14 Kasım 2024 Perşembe
Halkın Partisi (HP) Genel Başkanı Kudret Özersay, “Kıbrıs Türk halkı olarak bu topraklarda var olma ve modern bir kimliği var etme mücadelemiz tarihsel olarak kendi kendini yönetme anlayışına dayanır. Bu anlayışın hayata geçirilmesi, ete kemiğe bürünmesi anlamına gelen Kuzey Kıbrıs Türk Cumhuriyeti devleti aslında Kıbrıs Türk Halkının çok uzun yıllardır verdiği mücadelenin, ödediği bedellerin sonucudur” dedi.
15 Kasım Cumhuriyet Bayramı nedeniyle bir mesaj yayınlan Özersay, devlete ve cumhuriyete sahip çıkmanın önemine vurgu yaptı.
Özersay mesajında şu ifadeleri kullandı:
“Uzun yıllar bir kesim KKTC devletini Kıbrıs’ta bir çözüme engel olarak görüp kabullenmemeyi, devletin varlığını inkar etmeyi tercih ederken bir diğer kesim devleti kendi şahsi menfaatleri için kullanmayı, bayrağı da dahil devletin sembollerini istismar etmeyi tercih etti. ‘Devleti biz kurduk’ diyenler devletin kurumlarına sahip çıkmadıkları yetmezmiş gibi o kurumların itibarını sarsmak için adeta birbirleriyle yarışa girdiler. Bir diğer kesim ise kimliğimizin en belirgin özelliği olan kendi kendini yönetme temel ilkesini hiçe sayıp KKTC devletini geçici bir durak olarak görüp bir başka devletle birleşme, başkaları tarafından yönetilme kolaycılığına kapıldılar. ‘Çözüm olsun kurtulalım’; ‘Türkiye parayı göndersin kurtulalım’; ‘Avrupa Birliği’ne girelim kurtulalım’; ‘Türkiye’ye bağlanalım kurtulalım’ kolaycılığı, sorumluluk duygusundan uzak, toplumsal özgüveni zedeleyen yaklaşımlardı.
Özetle sebepleri ne isterse olsun KKTC devletine olması gerektiği kadar sahip çıkılmamış, ülkeyi kötü yönetenlerin tüm yanlışlarından yöneticiler ve hükümetler sorumlu tutulması gerekirken devletin kendisi günah keçisi yapılmış, devlet yaşanan tüm olumsuzlukların sorumlusu yapılmak istenmiştir. Oysa tüm eksikliklere ve imkansızlıklara rağmen Kıbrıs Türk halkının sığınabileceği, kendi kendini yöneterek toplumsal özgüvenini yeniden kazanabileceği yegane çatı bu devlettir. Dünyayı ve ülkemizi de vuran pandemi hepimize bir devlet sahibi olmanın önemini bir kez daha göstermiştir.

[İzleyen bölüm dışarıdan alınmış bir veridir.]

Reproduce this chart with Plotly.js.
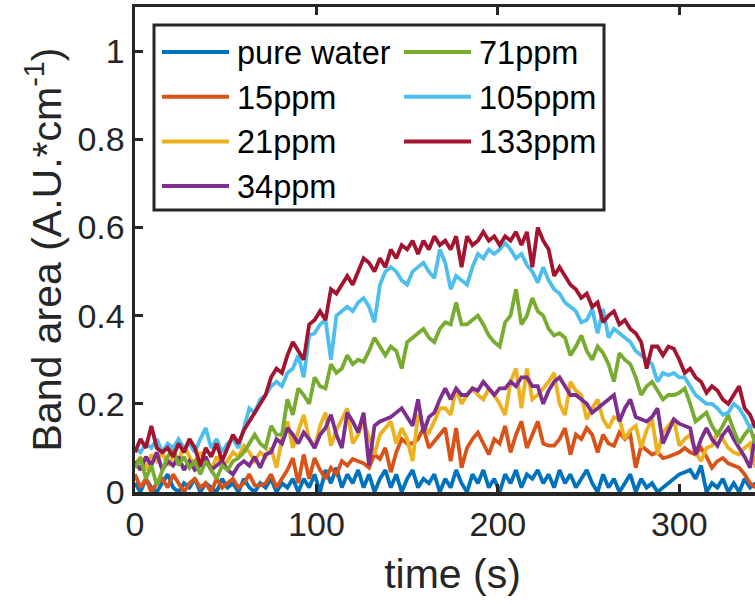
<!DOCTYPE html>
<html>
<head>
<meta charset="utf-8">
<script src="https://cdn.plot.ly/plotly-3.0.1.min.js"></script>
<style>
html, body { margin: 0; padding: 0; overflow: hidden; background: #fff; }
#chart { width: 800px; height: 604px; }
</style>
</head>
<body>
<div id="chart"></div>
<script>
// time samples (s)
const time = [0,3,6,9,12,15,18,21,24,27,30,33,36,39,42,45,48,51,54,57,60,63,66,69,72,75,78,81,84,87,
90,93,96,99,102,105,108,111,114,117,120,123,126,129,132,135,138,141,144,147,150,153,156,159,162,165,168,171,174,177,
180,183,186,189,192,195,198,201,204,207,210,213,216,219,222,225,228,231,234,237,240,243,246,249,252,255,258,261,264,267,
270,273,276,279,282,285,288,291,294,297,300,303,306,309,312,315,318,321,324,327,330,333,336,339,342];

const seriesNames = ["pure water","15ppm","21ppm","34ppm","71ppm","105ppm","133ppm"];
const seriesColors = ["#0072BD","#D95319","#EDB120","#7E2F8E","#77AC30","#4DBEEE","#A2142F"];

const pureWater = [0.02,0.00,0.03,0.01,0.00,0.02,0.04,0.01,0.00,0.02,
0.01,0.03,0.00,0.02,0.01,0.00,0.03,0.01,0.02,0.00,
0.03,0.01,0.00,0.02,0.01,0.03,0.00,0.02,0.01,0.03,
0.00,0.03,0.01,0.04,0.00,0.05,0.02,0.055,0.01,0.04,
0.02,0.05,0.01,0.04,0.00,0.03,0.05,0.01,0.04,0.00,
0.03,0.05,0.01,0.03,0.02,0.04,0.00,0.03,0.01,0.05,
0.02,0.00,0.04,0.02,0.05,0.01,0.03,0.00,0.04,0.02,
0.05,0.01,0.04,0.03,0.05,0.02,0.04,0.01,0.05,0.02,
0.04,0.01,0.03,0.05,0.02,0.00,0.04,0.01,0.03,0.00,
0.02,0.04,0.00,0.03,0.01,0.02,0.00,0.01,0.02,0.03,
0.04,0.045,0.05,0.03,0.06,0.00,0.02,0.01,0.03,0.00,
0.02,0.00,0.03,0.01,0.02];

const ppm15 = [0.04,0.01,0.03,0.00,0.02,0.03,0.01,0.04,0.02,0.00,
0.02,0.03,0.01,0.02,0.00,0.03,0.01,0.02,0.03,0.01,
0.02,0.04,0.015,0.015,0.02,0.04,0.01,0.03,0.05,0.077,
0.02,0.085,0.03,0.077,0.05,0.03,0.055,0.04,0.07,0.06,
0.075,0.07,0.065,0.055,0.085,0.075,0.10,0.045,0.09,0.12,
0.11,0.11,0.12,0.145,0.10,0.115,0.13,0.145,0.07,0.145,
0.055,0.10,0.12,0.135,0.11,0.085,0.12,0.11,0.15,0.09,
0.13,0.16,0.10,0.13,0.16,0.11,0.105,0.105,0.12,0.145,
0.085,0.13,0.12,0.145,0.13,0.09,0.13,0.11,0.105,0.135,
0.12,0.13,0.055,0.105,0.095,0.085,0.09,0.077,0.08,0.085,
0.09,0.10,0.09,0.085,0.10,0.08,0.055,0.07,0.077,0.065,
0.06,0.055,0.04,0.02,0.01];

const ppm21 = [0.06,0.08,0.05,0.085,0.07,0.09,0.06,0.08,0.07,0.105,
0.08,0.06,0.09,0.07,0.05,0.08,0.06,0.07,0.09,0.08,
0.105,0.09,0.07,0.09,0.08,0.10,0.055,0.12,0.16,0.10,
0.14,0.175,0.12,0.10,0.15,0.18,0.105,0.14,0.165,0.19,
0.11,0.13,0.16,0.12,0.085,0.13,0.145,0.16,0.11,0.145,
0.12,0.07,0.175,0.15,0.135,0.16,0.19,0.19,0.175,0.235,
0.20,0.22,0.235,0.22,0.21,0.235,0.22,0.20,0.175,0.25,
0.28,0.19,0.28,0.21,0.22,0.235,0.25,0.27,0.20,0.175,
0.25,0.23,0.22,0.165,0.19,0.21,0.165,0.145,0.17,0.165,
0.12,0.14,0.15,0.10,0.14,0.165,0.085,0.135,0.15,0.165,
0.105,0.12,0.13,0.09,0.07,0.10,0.105,0.135,0.12,0.10,
0.09,0.085,0.10,0.11,0.055];

const ppm34 = [0.07,0.05,0.08,0.06,0.09,0.05,0.07,0.06,0.08,0.05,
0.07,0.05,0.06,0.08,0.05,0.06,0.07,0.05,0.04,0.06,
0.07,0.06,0.08,0.055,0.085,0.09,0.12,0.11,0.145,0.13,
0.11,0.135,0.12,0.10,0.13,0.145,0.175,0.13,0.10,0.18,
0.16,0.135,0.18,0.06,0.15,0.16,0.165,0.17,0.18,0.19,
0.17,0.15,0.21,0.135,0.17,0.18,0.21,0.235,0.21,0.235,
0.22,0.22,0.235,0.23,0.25,0.235,0.22,0.235,0.235,0.25,
0.24,0.26,0.26,0.24,0.24,0.20,0.23,0.25,0.26,0.24,
0.22,0.22,0.21,0.20,0.18,0.19,0.20,0.21,0.22,0.16,
0.19,0.21,0.17,0.165,0.16,0.17,0.19,0.11,0.14,0.165,
0.155,0.15,0.145,0.085,0.12,0.145,0.12,0.105,0.13,0.145,
0.12,0.10,0.08,0.055,0.13];

const ppm71 = [0.055,0.077,0.03,0.06,0.016,0.05,0.08,0.10,0.06,0.08,
0.055,0.07,0.04,0.07,0.05,0.03,0.06,0.05,0.07,0.077,
0.09,0.11,0.13,0.11,0.10,0.15,0.13,0.13,0.21,0.175,
0.235,0.22,0.20,0.26,0.24,0.235,0.29,0.27,0.28,0.31,
0.29,0.30,0.295,0.32,0.35,0.33,0.31,0.33,0.32,0.28,
0.34,0.35,0.36,0.37,0.35,0.34,0.37,0.385,0.38,0.43,
0.38,0.38,0.39,0.40,0.38,0.355,0.34,0.33,0.385,0.40,
0.46,0.38,0.40,0.44,0.41,0.40,0.37,0.355,0.36,0.35,
0.31,0.33,0.355,0.32,0.30,0.33,0.315,0.29,0.25,0.315,
0.30,0.29,0.26,0.22,0.24,0.25,0.23,0.21,0.22,0.22,
0.225,0.235,0.20,0.16,0.17,0.18,0.15,0.13,0.15,0.175,
0.14,0.11,0.13,0.145,0.11];

const ppm105 = [0.10,0.09,0.11,0.10,0.12,0.09,0.11,0.10,0.12,0.10,
0.11,0.09,0.12,0.145,0.10,0.12,0.09,0.11,0.12,0.10,
0.145,0.19,0.18,0.21,0.22,0.24,0.25,0.24,0.27,0.28,
0.31,0.26,0.355,0.36,0.38,0.39,0.30,0.40,0.41,0.42,
0.41,0.43,0.44,0.42,0.385,0.47,0.50,0.51,0.50,0.48,
0.47,0.50,0.51,0.52,0.50,0.485,0.55,0.52,0.46,0.49,
0.48,0.47,0.51,0.54,0.53,0.55,0.54,0.55,0.565,0.55,
0.53,0.54,0.515,0.50,0.475,0.51,0.48,0.46,0.45,0.43,
0.42,0.41,0.385,0.39,0.415,0.36,0.415,0.35,0.37,0.36,
0.35,0.34,0.32,0.31,0.30,0.29,0.25,0.27,0.265,0.27,
0.26,0.26,0.24,0.22,0.21,0.20,0.20,0.19,0.175,0.18,
0.20,0.19,0.17,0.145,0.16];

const ppm133 = [0.09,0.12,0.10,0.15,0.10,0.09,0.10,0.08,0.11,0.09,
0.12,0.10,0.06,0.10,0.08,0.11,0.07,0.10,0.13,0.11,
0.14,0.16,0.18,0.20,0.22,0.26,0.28,0.27,0.31,0.34,
0.32,0.30,0.38,0.39,0.41,0.39,0.46,0.45,0.47,0.49,
0.47,0.50,0.53,0.52,0.50,0.53,0.51,0.55,0.53,0.56,
0.55,0.57,0.54,0.57,0.55,0.58,0.56,0.57,0.55,0.58,
0.51,0.58,0.56,0.57,0.59,0.57,0.58,0.56,0.58,0.57,
0.59,0.56,0.59,0.51,0.60,0.57,0.55,0.49,0.51,0.49,
0.47,0.46,0.44,0.45,0.42,0.43,0.385,0.40,0.41,0.38,
0.39,0.37,0.36,0.34,0.28,0.33,0.33,0.31,0.33,0.325,
0.30,0.27,0.28,0.26,0.25,0.225,0.24,0.23,0.21,0.20,
0.22,0.24,0.19,0.175,0.145];

const seriesValues = [pureWater, ppm15, ppm21, ppm34, ppm71, ppm105, ppm133];

const xTicks = [0, 100, 200, 300];
const yTicks = [0, 0.2, 0.4, 0.6, 0.8, 1];
const yTickText = ["0", "0.2", "0.4", "0.6", "0.8", "1"];

const FONT = "Liberation Sans, Arial, Helvetica, sans-serif";
const INK = "#262626";

// plot-area geometry (pixels) used to place the boxed legend
const PLOT_L = 135, PLOT_W = 635, PLOT_T = 7, PLOT_H = 485;
const px2x = p => (p - PLOT_L) / PLOT_W;
const py2y = p => (PLOT_T + PLOT_H - p) / PLOT_H;

const traces = seriesNames.map((name, i) => ({
  x: time,
  y: seriesValues[i],
  type: "scatter",
  mode: "lines",
  name: name,
  showlegend: false,
  line: { color: seriesColors[i], width: 3.8 }
}));

// legend: two columns, first four entries in column 1
const legBox = { l: 154, r: 604, t: 25, b: 210 };
const colLineX = [162, 404];
const lineLen = 67;
const textGap = 6;
const rowY0 = 52, rowStep = 44.7;

const shapes = [{
  type: "rect", xref: "paper", yref: "paper",
  x0: px2x(legBox.l), x1: px2x(legBox.r), y0: py2y(legBox.b), y1: py2y(legBox.t),
  line: { color: INK, width: 3 }, fillcolor: "#ffffff", layer: "above"
}];
const annotations = [];
seriesNames.forEach((name, i) => {
  const col = i < 4 ? 0 : 1;
  const row = i < 4 ? i : i - 4;
  const yy = rowY0 + row * rowStep;
  shapes.push({
    type: "line", xref: "paper", yref: "paper",
    x0: px2x(colLineX[col]), x1: px2x(colLineX[col] + lineLen),
    y0: py2y(yy), y1: py2y(yy),
    line: { color: seriesColors[i], width: 4 }, layer: "above"
  });
  annotations.push({
    xref: "paper", yref: "paper",
    x: px2x(colLineX[col] + lineLen + textGap), y: py2y(yy + 1),
    xanchor: "left", yanchor: "middle",
    text: name, showarrow: false,
    font: { family: FONT, size: 32.5, color: "#000000" }
  });
});

const layout = {
  width: 800,
  height: 604,
  margin: { l: PLOT_L, r: 800 - PLOT_L - PLOT_W, t: PLOT_T, b: 604 - PLOT_T - PLOT_H },
  paper_bgcolor: "#ffffff",
  plot_bgcolor: "#ffffff",
  font: { family: FONT, color: INK, size: 34 },
  showlegend: false,
  shapes: shapes,
  annotations: annotations,
  xaxis: {
    range: [0, 350],
    tickmode: "array",
    tickvals: xTicks,
    ticks: "inside",
    ticklen: 8,
    tickwidth: 3,
    tickcolor: INK,
    showline: true,
    linecolor: INK,
    linewidth: 3.5,
    mirror: "ticks",
    showgrid: false,
    zeroline: false,
    layer: "above traces",
    tickfont: { family: FONT, size: 34, color: INK },
    title: { text: "time (s)", font: { family: FONT, size: 41, color: INK }, standoff: 18 }
  },
  yaxis: {
    range: [0, 1.1],
    tickmode: "array",
    tickvals: yTicks,
    ticktext: yTickText,
    ticks: "inside",
    ticklen: 8,
    tickwidth: 3,
    tickcolor: INK,
    showline: true,
    linecolor: INK,
    linewidth: 3.5,
    mirror: "ticks",
    showgrid: false,
    zeroline: false,
    layer: "above traces",
    tickfont: { family: FONT, size: 34, color: INK },
    title: { text: "Band area (A.U.*cm<sup>-1</sup>)", font: { family: FONT, size: 41, color: INK }, standoff: 4 }
  }
};

Plotly.newPlot("chart", traces, layout, { staticPlot: true, displayModeBar: false });
</script>
</body>
</html>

Devlete sahip çıkmak Kıbrıs’ta çözüme karşı çıkmak anlamına gelmediği gibi Türkiye ile karşılıklı saygıya dayalı bir ilişki kurulmasına da engel değildir. Devlete ve kurumlarına sahip çıkmak, kurumlarıyla birlikte devleti iyi yönetmek hem Türkiye ile olan ilişkilerimizde, hem Rum devletiyle olan ilişkilerimizde hem de dünya ile olan ilişkilerimizde bize saygınlık kazandıracak en önemli unsurdur.
Bir devlet sahibi olmak her halka nasip olmaz. Eğitimde, sağlıkta, ekonomide ve daha pek çok başka alanda dünya ile entegre olmuş, dünyadaki gelişmeleri yakından takip eden ama aynı zamanda temel ihtiyaçlar noktasında kendi kendine yeten ve kendi kendimizi yönetebileceğimiz bir devlet yaratmaya odaklanmalıyız. Bu açıdan elimizdeki en önemli değer KKTC devletidir, devletimiz ve kurumlarımızdır. Evet bir devlet yaratmak hiç kolay değildir ve bizim için de hiç kolay olmamıştır, ama bir devleti yaşatmak bir o kadar daha zordur. Bu nedenle sabırla bu topraklarda var olma mücadelemizi sürdürürken, büyük fedakarlıklarla kurulan devletimize ve kurumlarımıza sahip çıkmalı, bu devleti yaşatmalıyız. Tüm yanlışlara, eksikliklere ve imkansızlıklara rağmen devletimiz dünyada ve Kıbrıs’ta gelinen şartlar dikkate alındığında elimizdeki en değerli kazanımlardan biridir. Kurumlarımıza ve bizi temsil eden değerlere sahip çıkacağız. Kuzey Kıbrıs Türk Cumhuriyeti’nin 38. kuruluş yıldönümü kutlu olsun.”